Le documentaire réalisé par Nicolas Glimois, Henry Ford, l’inventeur du siècle américain, dresse le portrait d’un personnage beaucoup plus ambivalent que le mythe réducteur de celui qui mit l’« Amérique sur des roues ».
Les images d’archives sélectionnées retracent aussi bien une extraordinaire épopée industrielle que des moments plus intimes de cet autodidacte, fils de fermiers du Michigan, qui deviendra l’un des patrons les plus influents du monde. Le commentaire sans concession invite à s’interroger sur cette personnalité complexe, en avance sur son temps au début du XXe siècle avant d’être débordée par une modernité qu’elle a eu de plus en plus de mal à appréhender à la fin de sa vie.
Le génie de Ford a été de comprendre le premier que le succès de son entreprise reposerait sur la capacité de son personnel à acheter ses produits grâce à des salaires supérieurs à ceux en vigueur chez ses concurrents. Les gains de productivité sont en partie rétrocédés aux ouvriers. En échange de cadences qui s’accélèrent, il y a l’espoir d’accéder au rêve automobile et à la classe moyenne.
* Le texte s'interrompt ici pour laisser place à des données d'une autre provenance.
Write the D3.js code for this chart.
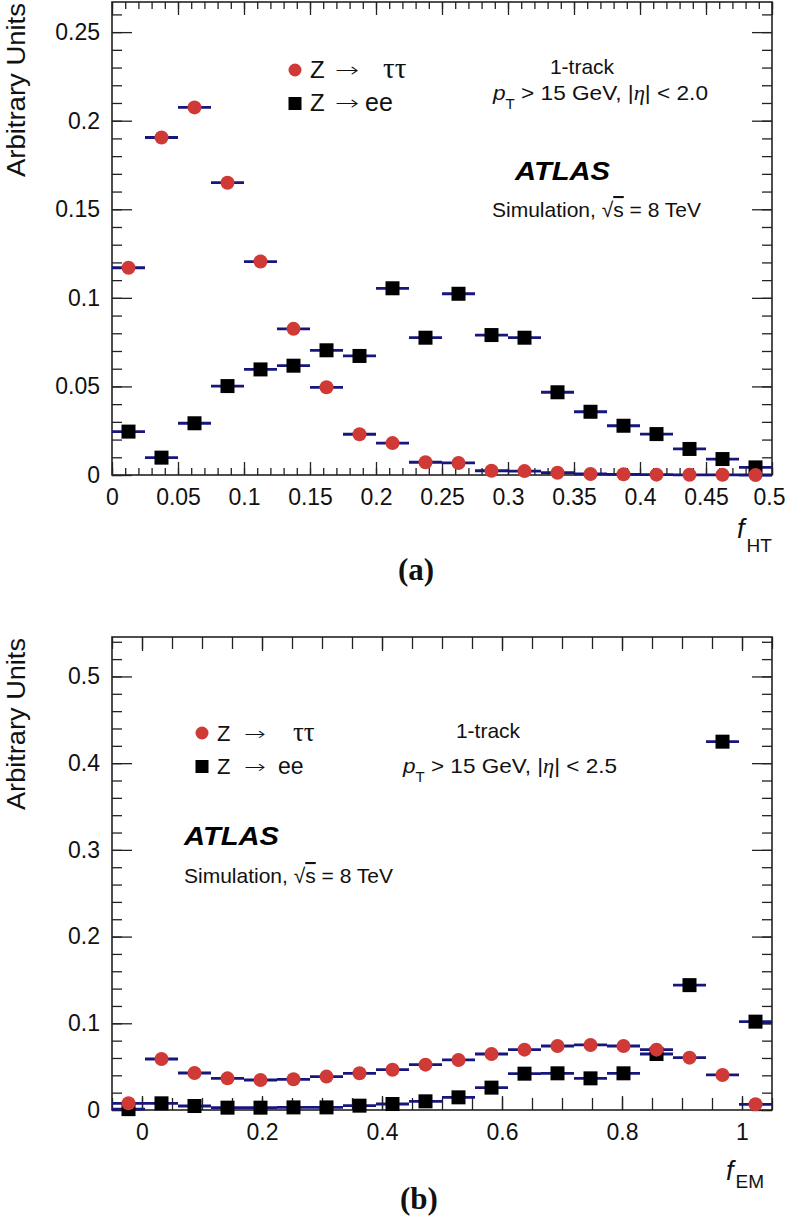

L’envers du décor de ce productivisme aux relents consuméristes est évidemment peu enviable : sur les chaînes règnent une discipline de fer et des conditions de travail harassantes. Le paternalisme ne connaît pas de limites. « Nous fabriquons des hommes autant que des automobiles », affirme Ford, qui n’hésite pas à régenter la vie de ses ouvriers jusque dans leur vie intime. Morale, propreté, sobriété doivent être adoptées sous peine de retenues sur salaire, voire de licenciement.
L’inventeur de la Ford T, qui sera vendue à plus de 15 millions d’exemplaires, renvoie l’image d’un homme du peuple, proche de la nature, loin des financiers de Wall Street, qu’il exècre. « Il n’aime pas lire les livres qui lui embrouillent l’esprit, explique le documentaire. Inculte, il a pourtant des idées sur tout : le pacifisme, la détestation des villes, la chimie dans l’agriculture (…). Mais, surtout, il a des idées sur les juifs. »
Utilisant l’influence qu’il a acquise grâce à sa réussite industrielle (au sortir de la première guerre mondiale, une voiture sur deux dans le monde sort de ses usines), il diffuse un antisémitisme assumé. Au fil des éditoriaux qu’il signe dans son journal, The Dearborn Independent, distribué par les concessionnaires à des millions d’Américains, il mouline sa haine des juifs, présentés comme des « charognards du monde » qui, « un jour (…) récolteront ce qu’ils ont semé ». Cette haine viscérale vaudra à Ford l’encombrant hommage d’Adolf Hitler dans Mein Kampf, qui écrit à son propos : « Un grand homme qui, seul, a défié le pouvoir de l’argent juif aux Etats-Unis. »
Ford est-il l’inventeur du siècle américain, comme l’affirme le documentaire ? En tout cas, entre son génie industriel, son complotisme, sa brutalité sociale et sa recherche permanente de l’efficacité économique, il en a été l’un des acteurs majeurs. Pour le meilleur et pour le pire.
Henry Ford, l’inventeur du siècle américain, de Nicolas Glimois (Fr., 2023, 53 min).